* start Supplied data *

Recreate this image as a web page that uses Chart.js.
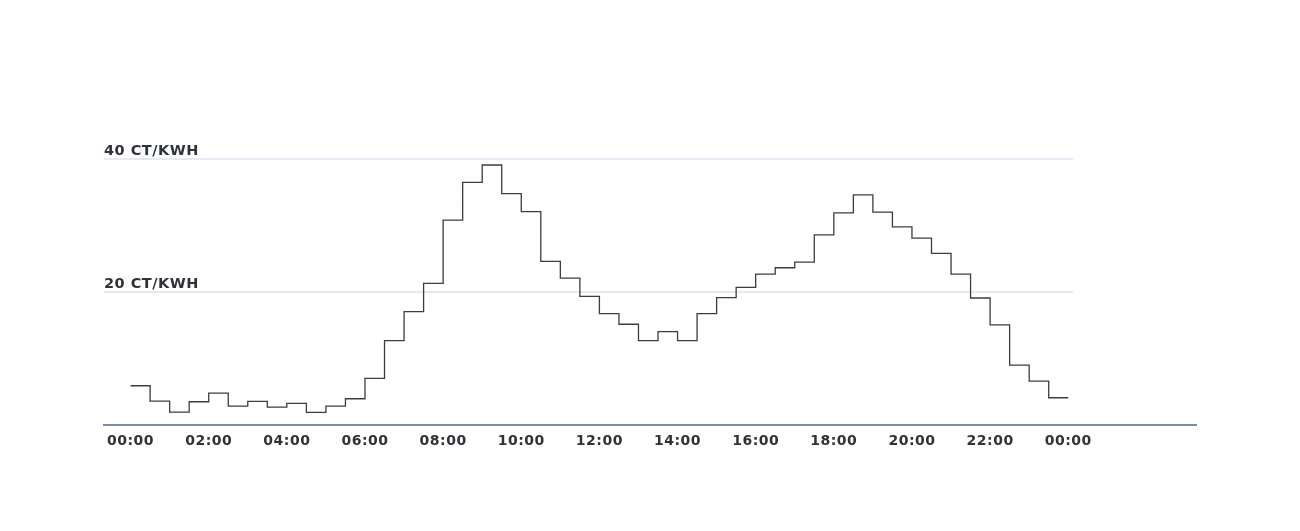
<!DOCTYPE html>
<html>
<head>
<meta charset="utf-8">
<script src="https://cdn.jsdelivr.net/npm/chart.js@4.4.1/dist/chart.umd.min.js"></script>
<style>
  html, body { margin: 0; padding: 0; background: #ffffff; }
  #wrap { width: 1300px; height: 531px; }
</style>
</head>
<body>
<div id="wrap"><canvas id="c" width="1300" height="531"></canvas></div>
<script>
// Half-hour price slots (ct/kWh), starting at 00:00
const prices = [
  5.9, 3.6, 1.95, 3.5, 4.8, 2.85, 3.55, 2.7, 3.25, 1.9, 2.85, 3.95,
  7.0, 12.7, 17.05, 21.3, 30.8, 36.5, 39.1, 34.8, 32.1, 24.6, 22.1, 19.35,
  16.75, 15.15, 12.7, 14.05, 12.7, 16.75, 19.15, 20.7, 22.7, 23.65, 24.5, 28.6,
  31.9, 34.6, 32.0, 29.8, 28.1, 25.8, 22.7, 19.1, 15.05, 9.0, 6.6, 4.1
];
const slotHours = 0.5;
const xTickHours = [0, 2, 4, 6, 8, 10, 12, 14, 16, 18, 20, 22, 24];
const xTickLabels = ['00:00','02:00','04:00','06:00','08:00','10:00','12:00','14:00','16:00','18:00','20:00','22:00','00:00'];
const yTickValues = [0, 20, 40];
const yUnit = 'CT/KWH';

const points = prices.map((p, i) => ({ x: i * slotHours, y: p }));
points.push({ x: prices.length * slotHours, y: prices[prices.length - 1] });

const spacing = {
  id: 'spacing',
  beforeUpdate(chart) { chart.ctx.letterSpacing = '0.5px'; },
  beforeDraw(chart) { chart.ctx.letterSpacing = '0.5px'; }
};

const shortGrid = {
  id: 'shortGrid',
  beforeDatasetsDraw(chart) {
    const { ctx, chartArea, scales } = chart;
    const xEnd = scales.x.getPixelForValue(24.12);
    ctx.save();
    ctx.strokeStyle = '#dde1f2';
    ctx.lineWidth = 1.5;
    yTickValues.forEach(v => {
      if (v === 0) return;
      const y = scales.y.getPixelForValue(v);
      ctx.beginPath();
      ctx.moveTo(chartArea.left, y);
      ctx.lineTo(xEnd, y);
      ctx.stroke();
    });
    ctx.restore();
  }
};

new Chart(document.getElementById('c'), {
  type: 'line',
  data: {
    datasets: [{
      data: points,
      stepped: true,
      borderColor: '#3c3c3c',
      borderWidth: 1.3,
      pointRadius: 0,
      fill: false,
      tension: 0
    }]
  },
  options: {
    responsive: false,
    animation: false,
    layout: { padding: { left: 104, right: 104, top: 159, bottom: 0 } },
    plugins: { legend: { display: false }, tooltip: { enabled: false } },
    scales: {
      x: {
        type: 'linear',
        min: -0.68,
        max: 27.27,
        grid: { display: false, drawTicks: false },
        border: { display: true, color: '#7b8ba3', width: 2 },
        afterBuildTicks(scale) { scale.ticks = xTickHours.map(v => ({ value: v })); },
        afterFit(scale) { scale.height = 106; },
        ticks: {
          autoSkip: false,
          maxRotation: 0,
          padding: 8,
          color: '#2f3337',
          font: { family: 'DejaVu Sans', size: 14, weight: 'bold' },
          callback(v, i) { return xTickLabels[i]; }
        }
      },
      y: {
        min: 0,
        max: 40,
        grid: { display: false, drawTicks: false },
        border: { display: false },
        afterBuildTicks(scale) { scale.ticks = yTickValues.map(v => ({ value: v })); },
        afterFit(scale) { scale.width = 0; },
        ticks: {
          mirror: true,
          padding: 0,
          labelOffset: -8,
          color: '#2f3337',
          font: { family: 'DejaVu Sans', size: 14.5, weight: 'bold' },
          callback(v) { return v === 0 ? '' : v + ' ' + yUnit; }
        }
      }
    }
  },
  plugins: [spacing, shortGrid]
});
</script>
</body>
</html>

* end Supplied data *

- Stated problem -
Copy the data exactly. Any picture it contains is to be omitted.

- Task answer -
Recreate this image as a web page that uses Chart.js.
<!DOCTYPE html>
<html>
<head>
<meta charset="utf-8">
<script src="https://cdn.jsdelivr.net/npm/chart.js@4.4.1/dist/chart.umd.min.js"></script>
<style>
  html, body { margin: 0; padding: 0; background: #ffffff; }
  #wrap { width: 1300px; height: 531px; }
</style>
</head>
<body>
<div id="wrap"><canvas id="c" width="1300" height="531"></canvas></div>
<script>
// Half-hour price slots (ct/kWh), starting at 00:00
const prices = [
  5.9, 3.6, 1.95, 3.5, 4.8, 2.85, 3.55, 2.7, 3.25, 1.9, 2.85, 3.95,
  7.0, 12.7, 17.05, 21.3, 30.8, 36.5, 39.1, 34.8, 32.1, 24.6, 22.1, 19.35,
  16.75, 15.15, 12.7, 14.05, 12.7, 16.75, 19.15, 20.7, 22.7, 23.65, 24.5, 28.6,
  31.9, 34.6, 32.0, 29.8, 28.1, 25.8, 22.7, 19.1, 15.05, 9.0, 6.6, 4.1
];
const slotHours = 0.5;
const xTickHours = [0, 2, 4, 6, 8, 10, 12, 14, 16, 18, 20, 22, 24];
const xTickLabels = ['00:00','02:00','04:00','06:00','08:00','10:00','12:00','14:00','16:00','18:00','20:00','22:00','00:00'];
const yTickValues = [0, 20, 40];
const yUnit = 'CT/KWH';

const points = prices.map((p, i) => ({ x: i * slotHours, y: p }));
points.push({ x: prices.length * slotHours, y: prices[prices.length - 1] });

const spacing = {
  id: 'spacing',
  beforeUpdate(chart) { chart.ctx.letterSpacing = '0.5px'; },
  beforeDraw(chart) { chart.ctx.letterSpacing = '0.5px'; }
};

const shortGrid = {
  id: 'shortGrid',
  beforeDatasetsDraw(chart) {
    const { ctx, chartArea, scales } = chart;
    const xEnd = scales.x.getPixelForValue(24.12);
    ctx.save();
    ctx.strokeStyle = '#dde1f2';
    ctx.lineWidth = 1.5;
    yTickValues.forEach(v => {
      if (v === 0) return;
      const y = scales.y.getPixelForValue(v);
      ctx.beginPath();
      ctx.moveTo(chartArea.left, y);
      ctx.lineTo(xEnd, y);
      ctx.stroke();
    });
    ctx.restore();
  }
};

new Chart(document.getElementById('c'), {
  type: 'line',
  data: {
    datasets: [{
      data: points,
      stepped: true,
      borderColor: '#3c3c3c',
      borderWidth: 1.3,
      pointRadius: 0,
      fill: false,
      tension: 0
    }]
  },
  options: {
    responsive: false,
    animation: false,
    layout: { padding: { left: 104, right: 104, top: 159, bottom: 0 } },
    plugins: { legend: { display: false }, tooltip: { enabled: false } },
    scales: {
      x: {
        type: 'linear',
        min: -0.68,
        max: 27.27,
        grid: { display: false, drawTicks: false },
        border: { display: true, color: '#7b8ba3', width: 2 },
        afterBuildTicks(scale) { scale.ticks = xTickHours.map(v => ({ value: v })); },
        afterFit(scale) { scale.height = 106; },
        ticks: {
          autoSkip: false,
          maxRotation: 0,
          padding: 8,
          color: '#2f3337',
          font: { family: 'DejaVu Sans', size: 14, weight: 'bold' },
          callback(v, i) { return xTickLabels[i]; }
        }
      },
      y: {
        min: 0,
        max: 40,
        grid: { display: false, drawTicks: false },
        border: { display: false },
        afterBuildTicks(scale) { scale.ticks = yTickValues.map(v => ({ value: v })); },
        afterFit(scale) { scale.width = 0; },
        ticks: {
          mirror: true,
          padding: 0,
          labelOffset: -8,
          color: '#2f3337',
          font: { family: 'DejaVu Sans', size: 14.5, weight: 'bold' },
          callback(v) { return v === 0 ? '' : v + ' ' + yUnit; }
        }
      }
    }
  },
  plugins: [spacing, shortGrid]
});
</script>
</body>
</html>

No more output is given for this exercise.